WHAT TO DO: Write out the listing below in full and exactly, leaving out every picture.

DATA EXTRACT:
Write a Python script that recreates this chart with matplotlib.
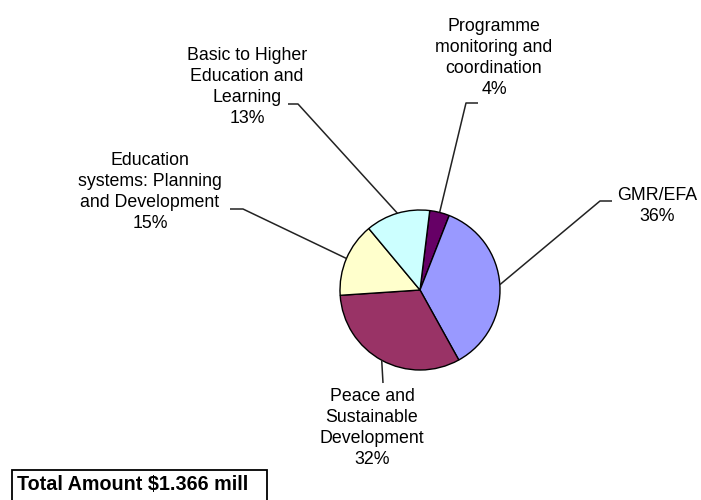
import matplotlib
matplotlib.use("Agg")
import matplotlib.pyplot as plt
from matplotlib.patches import Rectangle
import numpy as np

categories = ["Programme\nmonitoring and\ncoordination", "GMR/EFA",
              "Peace and\nSustainable\nDevelopment",
              "Education\nsystems: Planning\nand Development",
              "Basic to Higher\nEducation and\nLearning"]
values = [4, 36, 32, 15, 13]
colors = ["#660066", "#9999FF", "#993366", "#FFFFCC", "#CCFFFF"]
total_label = "Total Amount $1.366 mill"

plt.rcParams['font.family'] = ['Liberation Sans', 'DejaVu Sans']
W, H = 701, 500
fig = plt.figure(figsize=(W / 100, H / 100), dpi=100)
ax = fig.add_axes([0, 0, 1, 1])

def Y(py):
    return H - py

cx, cy, r = 420, Y(290), 80
wedges, _ = ax.pie(values, colors=colors, startangle=83, counterclock=False,
                   center=(cx, cy), radius=r,
                   wedgeprops=dict(edgecolor="black", linewidth=1))
ax.set_xlim(0, W)
ax.set_ylim(0, H)
ax.set_aspect("equal")
ax.axis("off")

# label layout: text center (px), elbow start, elbow end (px)
layout = [
    ((494, 58), (478, 103), (466, 103)),
    ((657, 206), (612, 201), (600, 201)),
    ((372, 428), None, (383, 383)),
    ((150, 192), (230, 209), (243, 209)),
    ((247, 87), (288, 104), (298, 104)),
]
fs = 12.8
for w, cat, v, (tc, e1, e2) in zip(wedges, categories, values, layout):
    ang = np.deg2rad((w.theta1 + w.theta2) / 2)
    ex, ey = cx + r * np.cos(ang), cy + r * np.sin(ang)
    ax.text(tc[0], Y(tc[1]), f"{cat}\n{v:.0f}%", ha="center", va="center",
            fontsize=fs, linespacing=1.32, color="black")
    xs, ys = [], []
    if e1 is not None:
        xs.append(e1[0]); ys.append(Y(e1[1]))
    xs.append(e2[0]); ys.append(Y(e2[1]))
    xs.append(ex); ys.append(ey)
    ax.plot(xs, ys, color="#222222", lw=1.1, solid_capstyle="butt")

ax.add_patch(Rectangle((12, Y(505)), 255, 35, fill=False, edgecolor="black",
                       lw=1.3, clip_on=False))
ax.text(17, Y(485), total_label, ha="left", va="center", fontsize=14.2,
        fontweight="bold", color="black")

fig.savefig("out.png", dpi=100)
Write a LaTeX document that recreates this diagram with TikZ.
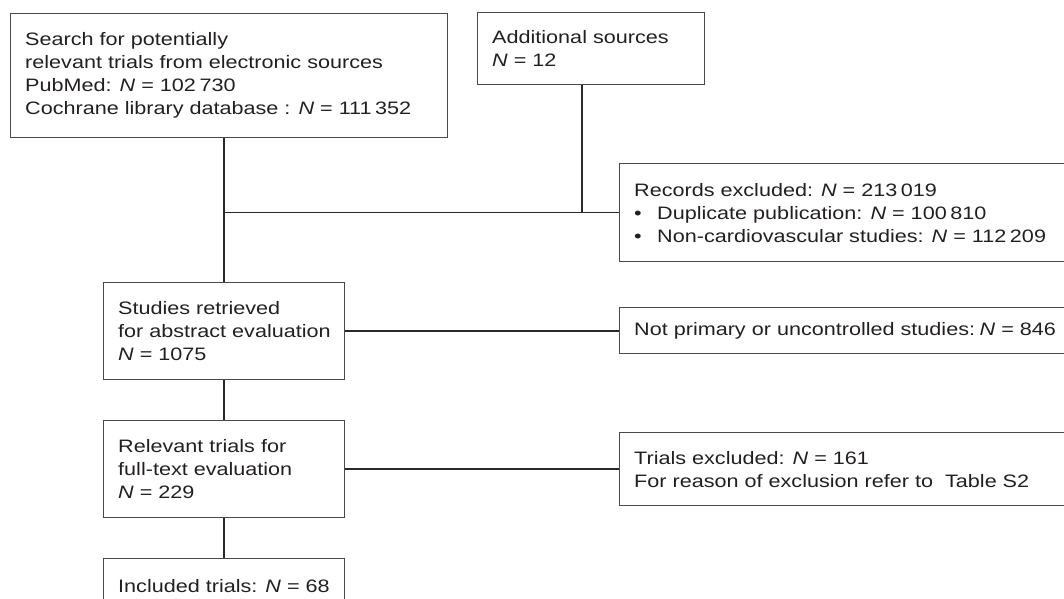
\documentclass[tikz,border=0pt]{standalone}
\usepackage{fontspec}
\setmainfont[FakeStretch=1.2]{Liberation Sans}
\definecolor{boxc}{HTML}{4A4A4A}
\definecolor{linec}{HTML}{2A2A2A}
\definecolor{txtc}{HTML}{231F20}
\newcommand{\Nv}{\textit{N}}
\newcommand{\ts}{\hspace{0.2em}}
\newcommand{\bul}{\makebox[23pt][l]{\textbullet}}
\begin{document}
\begin{tikzpicture}[x=1pt,y=-1pt,
  fbox/.style={draw=boxc, line width=1.2pt, inner sep=0pt, anchor=north west},
  ftxt/.style={anchor=west, align=left, inner sep=0pt, text=txtc, xshift=15pt,
    font=\fontsize{18}{23}\selectfont},
  conn/.style={draw=linec, line width=1.5pt}]
\useasboundingbox (0,0) rectangle (1064,598);
\clip (0,0) rectangle (1064,598);
% boxes
\node[fbox, minimum width=437pt, minimum height=124pt] (src) at (10,13) {};
\node[fbox, minimum width=227pt, minimum height=72pt] (add) at (477,12) {};
\node[fbox, minimum width=461pt, minimum height=98pt] (rec) at (619,163) {};
\node[fbox, minimum width=241pt, minimum height=97pt] (st) at (103,282) {};
\node[fbox, minimum width=461pt, minimum height=46pt] (np) at (619,307) {};
\node[fbox, minimum width=241pt, minimum height=97pt] (rel) at (103,420) {};
\node[fbox, minimum width=461pt, minimum height=73pt] (tr) at (619,432) {};
\node[fbox, minimum width=241pt, minimum height=54pt] (inc) at (103,558) {};
% texts
\node[ftxt] (srct) at (src.west)
  {Search for potentially\\relevant trials from electronic sources\\PubMed: \Nv{} = 102\ts730\\Cochrane library database : \Nv{} = 111\ts352};
\node[ftxt] (addt) at (add.west) {Additional sources\\\Nv{} = 12};
\node[ftxt] (rect) at (rec.west)
  {Records excluded: \Nv{} = 213\ts019\\\bul Duplicate publication: \Nv{} = 100\ts810\\\bul Non-cardiovascular studies: \Nv{} = 112\ts209};
\node[ftxt] (stt) at (st.west) {Studies retrieved\\for abstract evaluation\\\Nv{} = 1075};
\node[ftxt] (npt) at (np.west) {Not primary or uncontrolled studies:\hspace{0.25em}\Nv{} = 846};
\node[ftxt] (relt) at (rel.west) {Relevant trials for\\full-text evaluation\\\Nv{} = 229};
\node[ftxt] (trt) at (tr.west) {Trials excluded: \Nv{} = 161\\For reason of exclusion refer to\ \ Table S2};
\node[ftxt] (inct) at (inc.west) {Included trials: \Nv{} = 68};
% connectors
\coordinate (j1) at (st.north |- rec.west);
\coordinate (a2) at ([xshift=-9pt]add.south);
\draw[conn] (src.south -| st.north) -- (st.north);
\draw[conn] (j1) -- (rec.west);
\draw[conn] (a2) -- (a2 |- rec.west);
\draw[conn] (st.east) -- (st.east -| np.west);
\draw[conn] (st.south) -- (rel.north);
\draw[conn] (rel.east) -- (rel.east -| tr.west);
\draw[conn] (rel.south) -- (inc.north);
\end{tikzpicture}
\end{document}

CORRECT RESPONSE:
Write a Python script that recreates this chart with matplotlib.
import matplotlib
matplotlib.use("Agg")
import matplotlib.pyplot as plt
from matplotlib.patches import Rectangle
import numpy as np

categories = ["Programme\nmonitoring and\ncoordination", "GMR/EFA",
              "Peace and\nSustainable\nDevelopment",
              "Education\nsystems: Planning\nand Development",
              "Basic to Higher\nEducation and\nLearning"]
values = [4, 36, 32, 15, 13]
colors = ["#660066", "#9999FF", "#993366", "#FFFFCC", "#CCFFFF"]
total_label = "Total Amount $1.366 mill"

plt.rcParams['font.family'] = ['Liberation Sans', 'DejaVu Sans']
W, H = 701, 500
fig = plt.figure(figsize=(W / 100, H / 100), dpi=100)
ax = fig.add_axes([0, 0, 1, 1])

def Y(py):
    return H - py

cx, cy, r = 420, Y(290), 80
wedges, _ = ax.pie(values, colors=colors, startangle=83, counterclock=False,
                   center=(cx, cy), radius=r,
                   wedgeprops=dict(edgecolor="black", linewidth=1))
ax.set_xlim(0, W)
ax.set_ylim(0, H)
ax.set_aspect("equal")
ax.axis("off")

# label layout: text center (px), elbow start, elbow end (px)
layout = [
    ((494, 58), (478, 103), (466, 103)),
    ((657, 206), (612, 201), (600, 201)),
    ((372, 428), None, (383, 383)),
    ((150, 192), (230, 209), (243, 209)),
    ((247, 87), (288, 104), (298, 104)),
]
fs = 12.8
for w, cat, v, (tc, e1, e2) in zip(wedges, categories, values, layout):
    ang = np.deg2rad((w.theta1 + w.theta2) / 2)
    ex, ey = cx + r * np.cos(ang), cy + r * np.sin(ang)
    ax.text(tc[0], Y(tc[1]), f"{cat}\n{v:.0f}%", ha="center", va="center",
            fontsize=fs, linespacing=1.32, color="black")
    xs, ys = [], []
    if e1 is not None:
        xs.append(e1[0]); ys.append(Y(e1[1]))
    xs.append(e2[0]); ys.append(Y(e2[1]))
    xs.append(ex); ys.append(ey)
    ax.plot(xs, ys, color="#222222", lw=1.1, solid_capstyle="butt")

ax.add_patch(Rectangle((12, Y(505)), 255, 35, fill=False, edgecolor="black",
                       lw=1.3, clip_on=False))
ax.text(17, Y(485), total_label, ha="left", va="center", fontsize=14.2,
        fontweight="bold", color="black")

fig.savefig("out.png", dpi=100)
Write a LaTeX document that recreates this diagram with TikZ.
\documentclass[tikz,border=0pt]{standalone}
\usepackage{fontspec}
\setmainfont[FakeStretch=1.2]{Liberation Sans}
\definecolor{boxc}{HTML}{4A4A4A}
\definecolor{linec}{HTML}{2A2A2A}
\definecolor{txtc}{HTML}{231F20}
\newcommand{\Nv}{\textit{N}}
\newcommand{\ts}{\hspace{0.2em}}
\newcommand{\bul}{\makebox[23pt][l]{\textbullet}}
\begin{document}
\begin{tikzpicture}[x=1pt,y=-1pt,
  fbox/.style={draw=boxc, line width=1.2pt, inner sep=0pt, anchor=north west},
  ftxt/.style={anchor=west, align=left, inner sep=0pt, text=txtc, xshift=15pt,
    font=\fontsize{18}{23}\selectfont},
  conn/.style={draw=linec, line width=1.5pt}]
\useasboundingbox (0,0) rectangle (1064,598);
\clip (0,0) rectangle (1064,598);
% boxes
\node[fbox, minimum width=437pt, minimum height=124pt] (src) at (10,13) {};
\node[fbox, minimum width=227pt, minimum height=72pt] (add) at (477,12) {};
\node[fbox, minimum width=461pt, minimum height=98pt] (rec) at (619,163) {};
\node[fbox, minimum width=241pt, minimum height=97pt] (st) at (103,282) {};
\node[fbox, minimum width=461pt, minimum height=46pt] (np) at (619,307) {};
\node[fbox, minimum width=241pt, minimum height=97pt] (rel) at (103,420) {};
\node[fbox, minimum width=461pt, minimum height=73pt] (tr) at (619,432) {};
\node[fbox, minimum width=241pt, minimum height=54pt] (inc) at (103,558) {};
% texts
\node[ftxt] (srct) at (src.west)
  {Search for potentially\\relevant trials from electronic sources\\PubMed: \Nv{} = 102\ts730\\Cochrane library database : \Nv{} = 111\ts352};
\node[ftxt] (addt) at (add.west) {Additional sources\\\Nv{} = 12};
\node[ftxt] (rect) at (rec.west)
  {Records excluded: \Nv{} = 213\ts019\\\bul Duplicate publication: \Nv{} = 100\ts810\\\bul Non-cardiovascular studies: \Nv{} = 112\ts209};
\node[ftxt] (stt) at (st.west) {Studies retrieved\\for abstract evaluation\\\Nv{} = 1075};
\node[ftxt] (npt) at (np.west) {Not primary or uncontrolled studies:\hspace{0.25em}\Nv{} = 846};
\node[ftxt] (relt) at (rel.west) {Relevant trials for\\full-text evaluation\\\Nv{} = 229};
\node[ftxt] (trt) at (tr.west) {Trials excluded: \Nv{} = 161\\For reason of exclusion refer to\ \ Table S2};
\node[ftxt] (inct) at (inc.west) {Included trials: \Nv{} = 68};
% connectors
\coordinate (j1) at (st.north |- rec.west);
\coordinate (a2) at ([xshift=-9pt]add.south);
\draw[conn] (src.south -| st.north) -- (st.north);
\draw[conn] (j1) -- (rec.west);
\draw[conn] (a2) -- (a2 |- rec.west);
\draw[conn] (st.east) -- (st.east -| np.west);
\draw[conn] (st.south) -- (rel.north);
\draw[conn] (rel.east) -- (rel.east -| tr.west);
\draw[conn] (rel.south) -- (inc.north);
\end{tikzpicture}
\end{document}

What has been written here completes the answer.